# WORK TO DO
Reproduce the data below in full and exclude every picture.

***

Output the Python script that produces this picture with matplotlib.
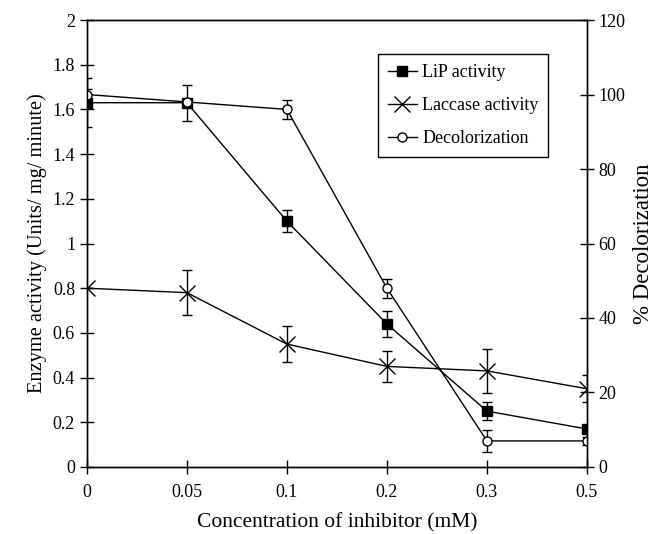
import matplotlib.pyplot as plt
from matplotlib.lines import Line2D
plt.switch_backend('Agg')

plt.rcParams['font.family'] = ['Liberation Serif', 'DejaVu Serif']

conc_labels = ['0', '0.05', '0.1', '0.2', '0.3', '0.5']
lip = [1.63, 1.63, 1.10, 0.64, 0.25, 0.17]
lip_err = [0.11, 0.08, 0.05, 0.06, 0.04, 0.02]
laccase = [0.80, 0.78, 0.55, 0.45, 0.43, 0.35]
laccase_err = [0.0, 0.10, 0.08, 0.07, 0.10, 0.06]
decol = [100, 98, 96, 48, 7, 7]
decol_err = [1.5, 0.0, 2.5, 2.5, 3.0, 1.0]

x = list(range(len(conc_labels)))

fig = plt.figure(figsize=(6.58, 5.34), dpi=100)
ax = fig.add_axes([0.132, 0.1255, 0.76, 0.837])
ax2 = ax.twinx()

common = dict(color='black', lw=1, capsize=3.5, elinewidth=1, capthick=1)
ax.errorbar(x, lip, yerr=lip_err, marker='s', ms=6.5, mfc='black',
            mec='black', **common)
ax.errorbar(x, laccase, yerr=laccase_err, marker='x', ms=11, mew=1, **common)
ax2.errorbar(x, decol, yerr=decol_err, marker='o', ms=6.5, mfc='white',
             mec='black', mew=1, **common)

ax.set_xlim(0, 5)
ax.set_ylim(0, 2)
ax2.set_ylim(0, 120)
ax.set_xticks(x)
ax.set_xticklabels(conc_labels)
ax.set_yticks([i * 0.2 for i in range(11)])
ax.set_yticklabels(['0', '0.2', '0.4', '0.6', '0.8', '1', '1.2', '1.4',
                    '1.6', '1.8', '2'])
ax2.set_yticks(range(0, 121, 20))

for a in (ax, ax2):
    a.tick_params(direction='inout', length=10, width=1, labelsize=13,
                  colors='black')
    for s in a.spines.values():
        s.set_linewidth(1)
ax.tick_params(axis='x', pad=7)

ax.set_xlabel('Concentration of inhibitor (mM)', fontsize=15.5, labelpad=9)
ax.set_ylabel('Enzyme activity (Units/ mg/ minute)', fontsize=14.7, labelpad=4)
ax2.set_ylabel('% Decolorization', fontsize=16.5, labelpad=5)

handles = [
    Line2D([], [], color='black', lw=1, marker='s', ms=6.5),
    Line2D([], [], color='black', lw=1, marker='x', ms=11, mew=1),
    Line2D([], [], color='black', lw=1, marker='o', ms=6.5, mfc='white'),
]
leg = ax2.legend(handles, ['LiP activity', 'Laccase activity', 'Decolorization'],
                 loc='upper left', bbox_to_anchor=(0.582, 0.924), fontsize=13,
                 fancybox=False, edgecolor='black', framealpha=1,
                 handlelength=1.6, handletextpad=0.3, labelspacing=0.9,
                 borderpad=0.55, borderaxespad=0)
leg.get_frame().set_linewidth(1)

fig.savefig('out.png', dpi=100)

***

# EXERCISE ANSWER
Output the Python script that produces this picture with matplotlib.
import matplotlib.pyplot as plt
from matplotlib.lines import Line2D
plt.switch_backend('Agg')

plt.rcParams['font.family'] = ['Liberation Serif', 'DejaVu Serif']

conc_labels = ['0', '0.05', '0.1', '0.2', '0.3', '0.5']
lip = [1.63, 1.63, 1.10, 0.64, 0.25, 0.17]
lip_err = [0.11, 0.08, 0.05, 0.06, 0.04, 0.02]
laccase = [0.80, 0.78, 0.55, 0.45, 0.43, 0.35]
laccase_err = [0.0, 0.10, 0.08, 0.07, 0.10, 0.06]
decol = [100, 98, 96, 48, 7, 7]
decol_err = [1.5, 0.0, 2.5, 2.5, 3.0, 1.0]

x = list(range(len(conc_labels)))

fig = plt.figure(figsize=(6.58, 5.34), dpi=100)
ax = fig.add_axes([0.132, 0.1255, 0.76, 0.837])
ax2 = ax.twinx()

common = dict(color='black', lw=1, capsize=3.5, elinewidth=1, capthick=1)
ax.errorbar(x, lip, yerr=lip_err, marker='s', ms=6.5, mfc='black',
            mec='black', **common)
ax.errorbar(x, laccase, yerr=laccase_err, marker='x', ms=11, mew=1, **common)
ax2.errorbar(x, decol, yerr=decol_err, marker='o', ms=6.5, mfc='white',
             mec='black', mew=1, **common)

ax.set_xlim(0, 5)
ax.set_ylim(0, 2)
ax2.set_ylim(0, 120)
ax.set_xticks(x)
ax.set_xticklabels(conc_labels)
ax.set_yticks([i * 0.2 for i in range(11)])
ax.set_yticklabels(['0', '0.2', '0.4', '0.6', '0.8', '1', '1.2', '1.4',
                    '1.6', '1.8', '2'])
ax2.set_yticks(range(0, 121, 20))

for a in (ax, ax2):
    a.tick_params(direction='inout', length=10, width=1, labelsize=13,
                  colors='black')
    for s in a.spines.values():
        s.set_linewidth(1)
ax.tick_params(axis='x', pad=7)

ax.set_xlabel('Concentration of inhibitor (mM)', fontsize=15.5, labelpad=9)
ax.set_ylabel('Enzyme activity (Units/ mg/ minute)', fontsize=14.7, labelpad=4)
ax2.set_ylabel('% Decolorization', fontsize=16.5, labelpad=5)

handles = [
    Line2D([], [], color='black', lw=1, marker='s', ms=6.5),
    Line2D([], [], color='black', lw=1, marker='x', ms=11, mew=1),
    Line2D([], [], color='black', lw=1, marker='o', ms=6.5, mfc='white'),
]
leg = ax2.legend(handles, ['LiP activity', 'Laccase activity', 'Decolorization'],
                 loc='upper left', bbox_to_anchor=(0.582, 0.924), fontsize=13,
                 fancybox=False, edgecolor='black', framealpha=1,
                 handlelength=1.6, handletextpad=0.3, labelspacing=0.9,
                 borderpad=0.55, borderaxespad=0)
leg.get_frame().set_linewidth(1)

fig.savefig('out.png', dpi=100)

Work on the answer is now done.